Безумств, впрочем, особых не замечено. Десяток факелов и скрипка в ночи — еще не безумство. Всего лишь дань мадьярскому темпераменту. Такая же пештская обыденность, как кошачьи концерты перед окнами Сечени или коленопреклоненная толпа под балконом Кошута. Но так ли? Не обманываешь себя, поэт? Там, у балкона, где стоял бледный, как алебастр, Кошут, венгры, словно целуя край знамени, припали коленом к земле. Это не ночная клака, купленная за бочонок вина редактором Вахотом. Слава Кошута — дань нации своему любимцу, слава поэта — капитал для издателя. Петефи далек от зависти. Он глубоко уважает Кошута, хоть и не одобряет его благоразумной умеренности. Но от сомнений никуда не денешься. Недаром близкие люди, которым нельзя не верить, — Француз, Мор Йокаи, Орлаи, сам Вёрёшмарти, наконец, говорят, что Вахот курит фимиам только богу наживы. Неумеренной лестью, дешевыми церемониями он оторвал поэта от искренних почитателей, изолировал от издателей и хочет теперь рассорить с друзьями. Правда ли это?

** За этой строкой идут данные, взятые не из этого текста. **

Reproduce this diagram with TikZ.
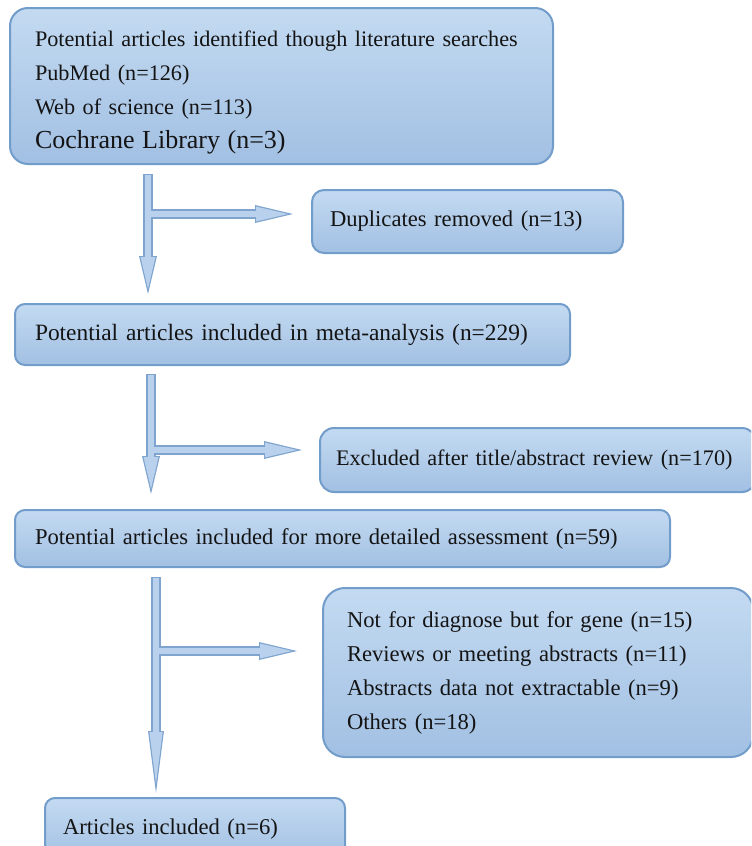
\documentclass[tikz,border=0pt]{standalone}
\usepackage{fontspec}
\setmainfont{Liberation Serif}
\usetikzlibrary{arrows.meta,calc}
\definecolor{PrismaInk}{HTML}{141414}
\definecolor{PrismaEdge}{HTML}{729CCA}
\definecolor{PrismaTop}{HTML}{C3DAF1}
\definecolor{PrismaBottom}{HTML}{A2C0E3}
\definecolor{PrismaArrowEdge}{HTML}{7FA5CF}
\definecolor{PrismaArrowFill}{HTML}{B9D1EC}
\tikzset{
  prisma text/.style={font=\fontsize{11.3}{17}\selectfont, text=PrismaInk},
  prisma wide/.style={font=\fontsize{11.7}{17.2}\selectfont},
  prisma box/.style={prisma text, draw=PrismaEdge, line width=1pt, top color=PrismaTop, bottom color=PrismaBottom,
    rounded corners=5pt, anchor=north west, align=left, inner ysep=0pt, outer sep=0pt},
  prisma edge/.style={draw=PrismaArrowEdge, line width=4.6pt, -{Triangle[length=19pt,width=9pt,line width=0pt]}},
  prisma body/.style={draw=PrismaArrowFill, line width=3.2pt, shorten <=.6pt, shorten >=2.6pt,
    -{Triangle[length=15.8pt,width=7.4pt,line width=0pt]}},
  prisma edge long/.style={prisma edge, -{Triangle[length=31pt,width=8pt,line width=0pt]}},
  prisma body long/.style={prisma body, shorten >=4.7pt, -{Triangle[length=25.7pt,width=6.6pt,line width=0pt]}},
}
\begin{document}
\begin{tikzpicture}[x=.5pt,y=-.5pt]
  \clip (0,0) rectangle (751,846);

  % Main column on the left, exclusions on the right.
  \node[prisma box, rounded corners=9pt, minimum height=78pt, text width=246.5pt, inner xsep=12.5pt] (search) at (10,8)
    {\fontsize{11.1}{17}\selectfont\rule{0pt}{14.8pt}Potential articles identified though literature searches\\
     PubMed (n=126)\\
     Web of science (n=113)\\
     {\fontsize{13}{17}\selectfont Cochrane Library (n=3)}};
  \node[prisma box, rounded corners=6pt, minimum height=31.5pt, text width=137.5pt, inner xsep=9pt] (dups) at (312,190)
    {Duplicates removed (n=13)};
  \node[prisma box, prisma wide, minimum height=30.5pt, text width=257.5pt, inner xsep=10pt] (merged) at (15,304)
    {Potential articles included in meta-analysis (n=229)};
  \node[prisma box, rounded corners=7pt, minimum height=32pt, text width=202pt, inner xsep=8pt] (excluded) at (320,428)
    {\fontsize{11.1}{17}\selectfont Excluded after title/abstract review (n=170)};
  \node[prisma box, minimum height=28.5pt, text width=307.5pt, inner xsep=10pt] (assessed) at (15,510)
    {Potential articles included for more detailed assessment (n=59)};
  \node[prisma box, rounded corners=11pt, minimum height=84.5pt, text width=191pt, inner xsep=12pt] (rejected) at (323,588)
    {Not for diagnose but for gene (n=15)\\
     Reviews or meeting abstracts (n=11)\\
     Abstracts data not extractable (n=9)\\
     Others (n=18)};
  \node[prisma box, minimum height=31.5pt, text width=132pt, inner xsep=9pt] (included) at (45,798)
    {Articles included (n=6)};

  % Searches -> pooled set, duplicates split off.
  \coordinate (dropA) at ($(search.south west)+(138,10)$);
  \coordinate (landA) at ($(merged.north west)+(133,-10)$);
  \coordinate (forkA) at ($(dropA)+(0,40)$);
  \coordinate (sideA) at ($(forkA -| dups.west)+(-19,0)$);
  \draw[prisma edge] (dropA) -- (landA);
  \draw[prisma edge] (forkA) -- (sideA);
  \draw[prisma body] (dropA) -- (landA);
  \draw[prisma body] (forkA) -- (sideA);

  % Title/abstract screening.
  \coordinate (dropB) at ($(merged.south west)+(136,9)$);
  \coordinate (landB) at ($(assessed.north west)+(136,-16)$);
  \coordinate (forkB) at ($(dropB)+(0,76)$);
  \coordinate (sideB) at ($(forkB -| excluded.west)+(-18,0)$);
  \draw[prisma edge] (dropB) -- (landB);
  \draw[prisma edge] (forkB) -- (sideB);
  \draw[prisma body] (dropB) -- (landB);
  \draw[prisma body] (forkB) -- (sideB);

  % Full-text assessment down to the final set.
  \coordinate (dropC) at ($(assessed.south west)+(141,10)$);
  \coordinate (landC) at ($(included.north west)+(111,-5)$);
  \coordinate (forkC) at ($(dropC)+(0,74)$);
  \coordinate (sideC) at ($(forkC -| rejected.west)+(-26,0)$);
  \draw[prisma edge long] (dropC) -- (landC);
  \draw[prisma edge] (forkC) -- (sideC);
  \draw[prisma body long] (dropC) -- (landC);
  \draw[prisma body] (forkC) -- (sideC);
\end{tikzpicture}
\end{document}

Если правда, то тогда вся его, Петефи, известность дутая. Она существует лишь в одурманенном воображении да в хронике «Пешти диватлап». Нет, быть того не может. Его песни поют на гуляньях, его озорные стихи читают, надрываясь от хохота, в кабачках Дебрецена, Буды и Пешта. На Тисе, в тихих домиках у Балатона жгут допоздна свечи, читая «Сударя Глотку», «Флакон с чернилами». В университетских коридорах спорят о «Чоконаи» и «Дядюшке Пале», распространяют в списках запрещенную цензурой «Легенду». Это ли не признание? Его изданную на пожертвования «Национального круга» первую в жизни книгу Вёрёшмарти причислял к вершинам поэзии. Он в центре жизни, на гребне волны, в гуще схватки… Он не ведает золотой середины. Бросаясь из крайности в крайность, от безысходного отчаянья к ликующей надежде, лихорадочно торопит время, в жарком воображении предвосхищает поступки и чувства.
Благословенный год, стократ благословенны упованья. Сильвестрова ночь не обманет, суля высшую радость. Но только не думать об этом, дабы не вспугнуть ревнивую удачу, не ограбить реальность слишком пылким воображением.
Горбясь в чулане с низким косым потолком, он распахивает окошко, остужая распаленную голову. Снежинка — чудо совершенства о шести разветвленных лучах — упала на стопку неразрезанных книг и, долго не тая, мерцала в сумеречной синеве.
Первый сборник! Первая ласточка, улетевшая в вольный полет. А рядом — на венском стуле — и первый в жизни костюм, сшитый добрым пештским мастером Гашпаром Тотом.